Stored rows ::
____________________

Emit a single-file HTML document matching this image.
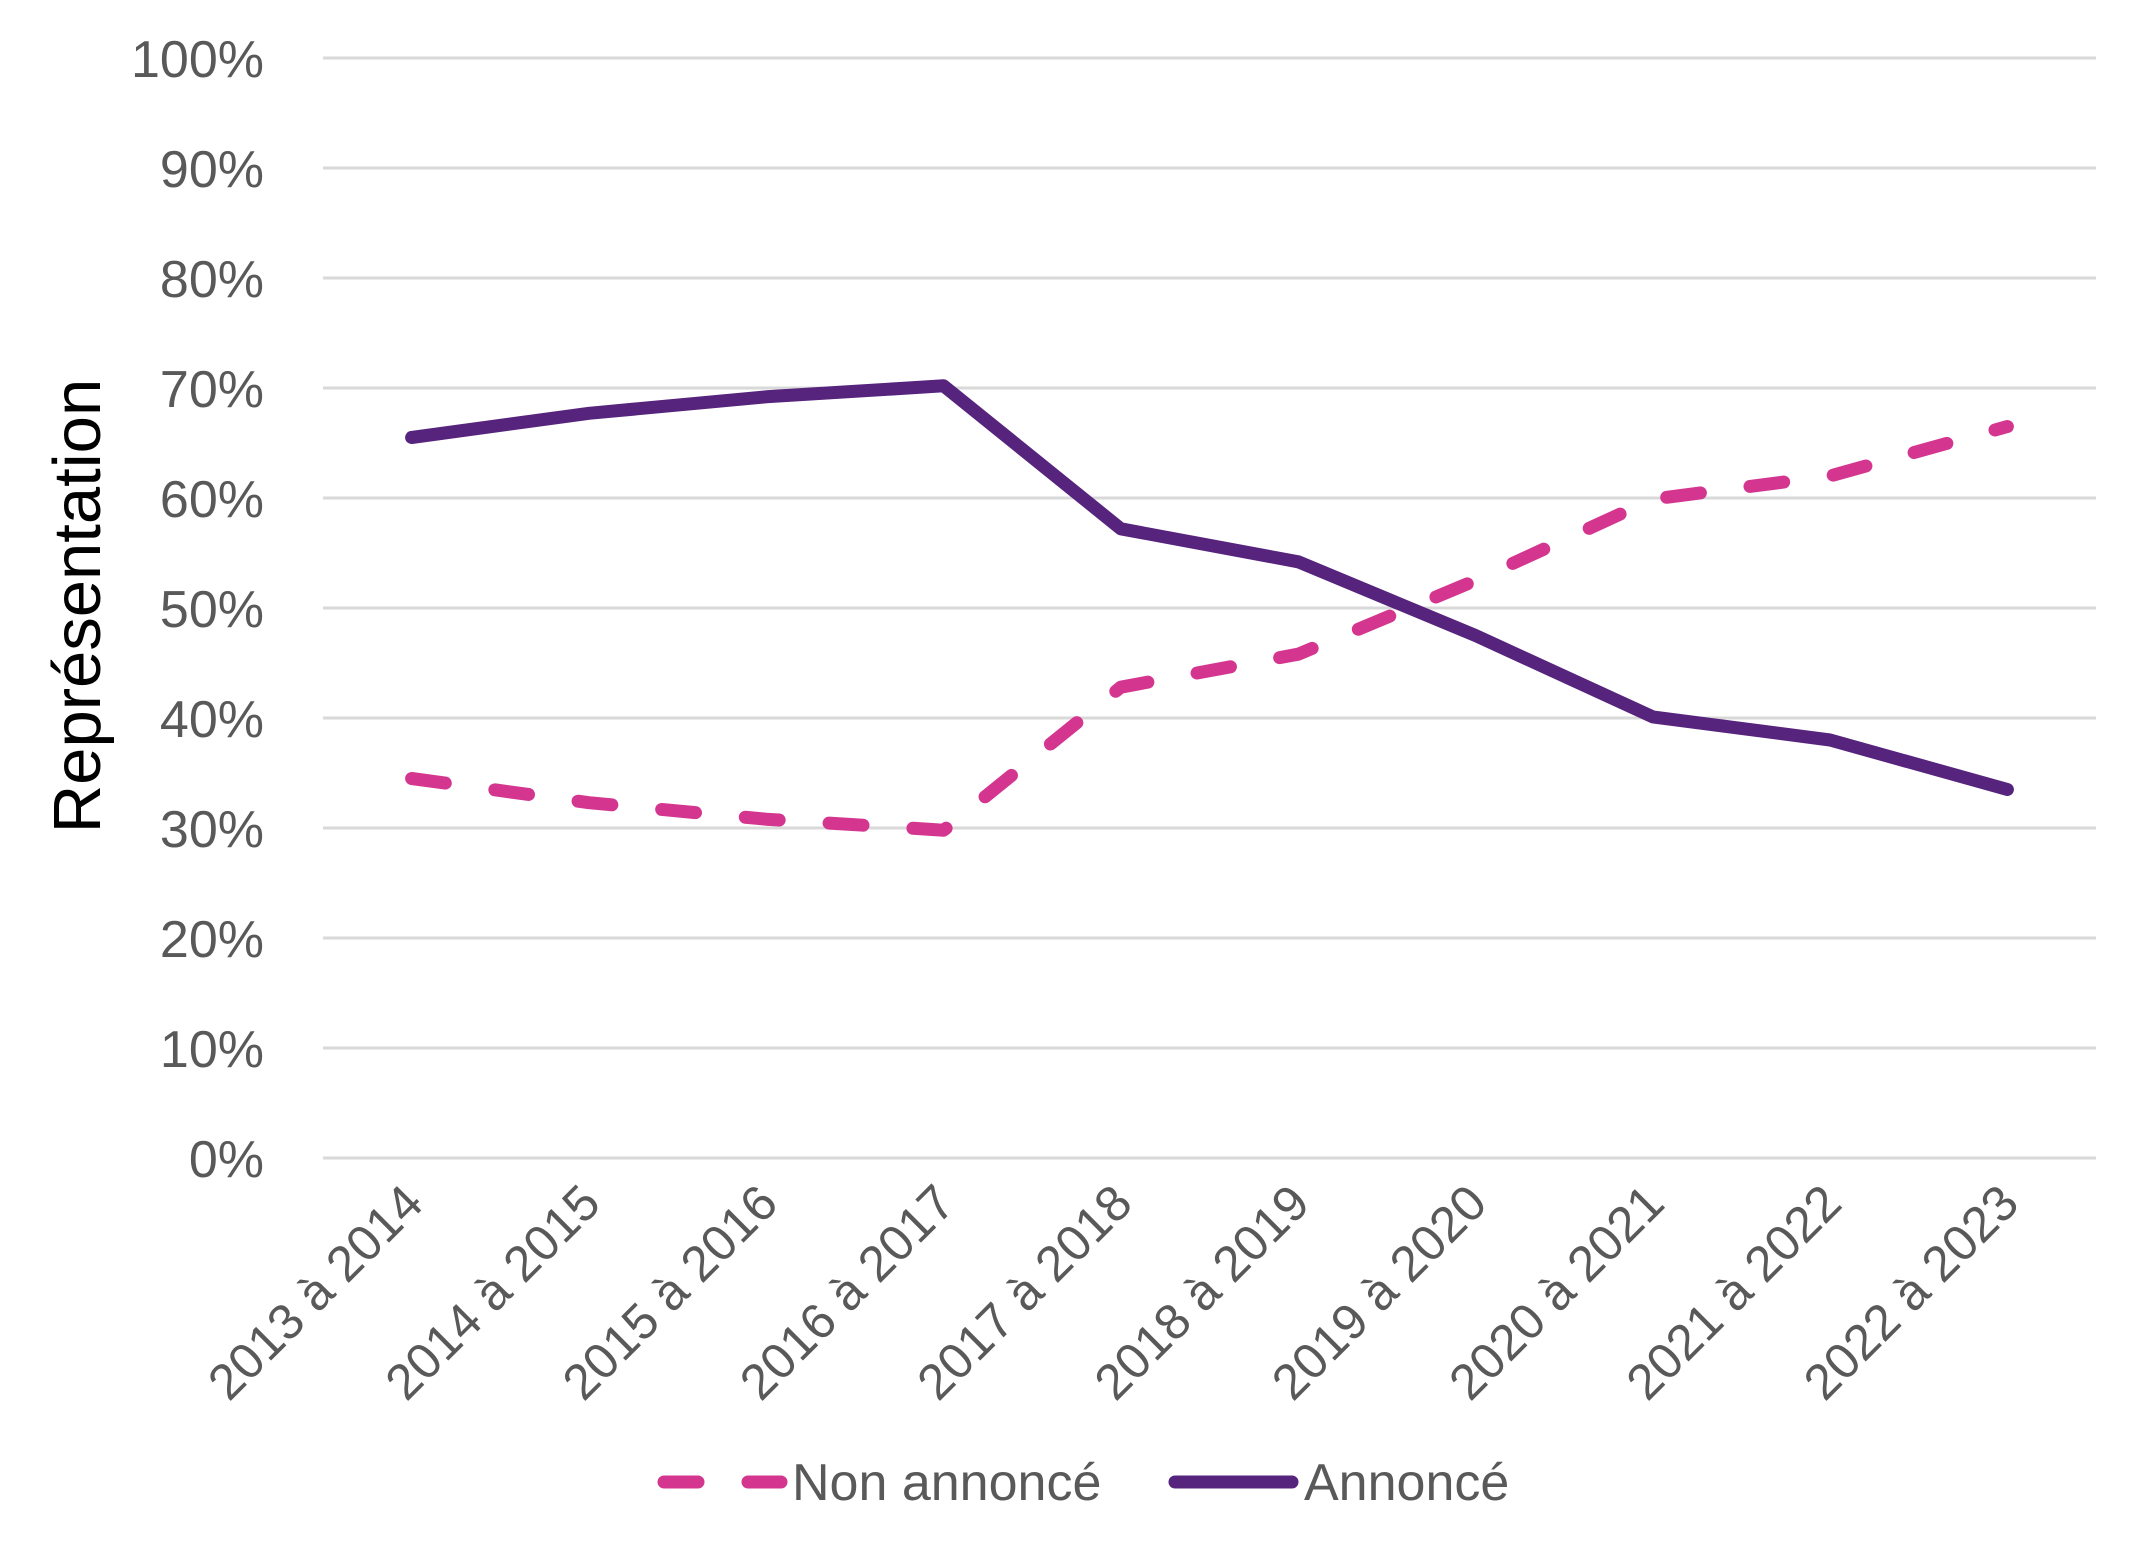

____________________

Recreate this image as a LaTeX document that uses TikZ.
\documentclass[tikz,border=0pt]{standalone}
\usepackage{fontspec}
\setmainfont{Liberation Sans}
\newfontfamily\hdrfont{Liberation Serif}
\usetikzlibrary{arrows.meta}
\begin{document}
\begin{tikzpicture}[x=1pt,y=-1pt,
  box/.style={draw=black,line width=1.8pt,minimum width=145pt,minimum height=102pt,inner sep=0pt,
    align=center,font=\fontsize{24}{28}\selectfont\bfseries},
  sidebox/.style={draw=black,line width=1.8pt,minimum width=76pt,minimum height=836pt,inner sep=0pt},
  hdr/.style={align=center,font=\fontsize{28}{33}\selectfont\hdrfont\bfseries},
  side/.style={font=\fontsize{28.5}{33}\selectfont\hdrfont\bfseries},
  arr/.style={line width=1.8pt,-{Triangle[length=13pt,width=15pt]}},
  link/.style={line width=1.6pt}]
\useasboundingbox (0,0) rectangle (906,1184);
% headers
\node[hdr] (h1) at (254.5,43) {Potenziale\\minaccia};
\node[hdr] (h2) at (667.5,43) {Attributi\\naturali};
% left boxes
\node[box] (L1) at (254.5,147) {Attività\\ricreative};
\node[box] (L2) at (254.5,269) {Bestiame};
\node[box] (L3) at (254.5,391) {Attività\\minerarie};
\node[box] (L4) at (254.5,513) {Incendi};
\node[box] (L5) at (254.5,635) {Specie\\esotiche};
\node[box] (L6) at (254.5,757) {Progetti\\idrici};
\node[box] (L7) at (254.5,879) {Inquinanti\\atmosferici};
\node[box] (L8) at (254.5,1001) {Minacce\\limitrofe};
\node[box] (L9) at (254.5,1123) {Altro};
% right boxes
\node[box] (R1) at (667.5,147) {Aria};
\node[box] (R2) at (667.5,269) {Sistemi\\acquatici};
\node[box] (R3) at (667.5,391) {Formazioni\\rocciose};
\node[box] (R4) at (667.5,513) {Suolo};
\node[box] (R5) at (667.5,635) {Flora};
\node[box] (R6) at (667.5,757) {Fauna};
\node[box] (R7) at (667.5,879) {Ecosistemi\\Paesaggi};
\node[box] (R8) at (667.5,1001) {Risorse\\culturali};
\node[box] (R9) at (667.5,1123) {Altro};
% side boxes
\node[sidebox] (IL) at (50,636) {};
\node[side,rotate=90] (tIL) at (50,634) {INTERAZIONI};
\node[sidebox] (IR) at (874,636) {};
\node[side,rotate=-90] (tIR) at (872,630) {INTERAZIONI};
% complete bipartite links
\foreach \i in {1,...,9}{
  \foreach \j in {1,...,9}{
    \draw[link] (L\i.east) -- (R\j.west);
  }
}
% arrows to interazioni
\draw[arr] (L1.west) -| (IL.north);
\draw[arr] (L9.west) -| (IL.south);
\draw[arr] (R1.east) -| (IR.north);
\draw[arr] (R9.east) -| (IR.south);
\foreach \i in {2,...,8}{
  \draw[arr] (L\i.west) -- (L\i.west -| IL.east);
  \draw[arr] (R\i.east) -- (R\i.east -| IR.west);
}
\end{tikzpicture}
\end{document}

____________________

Check each line above for the word "image" and copy the ones that have it.

Answer for this exercise ::
Emit a single-file HTML document matching this image.
Recreate this image as a LaTeX document that uses TikZ.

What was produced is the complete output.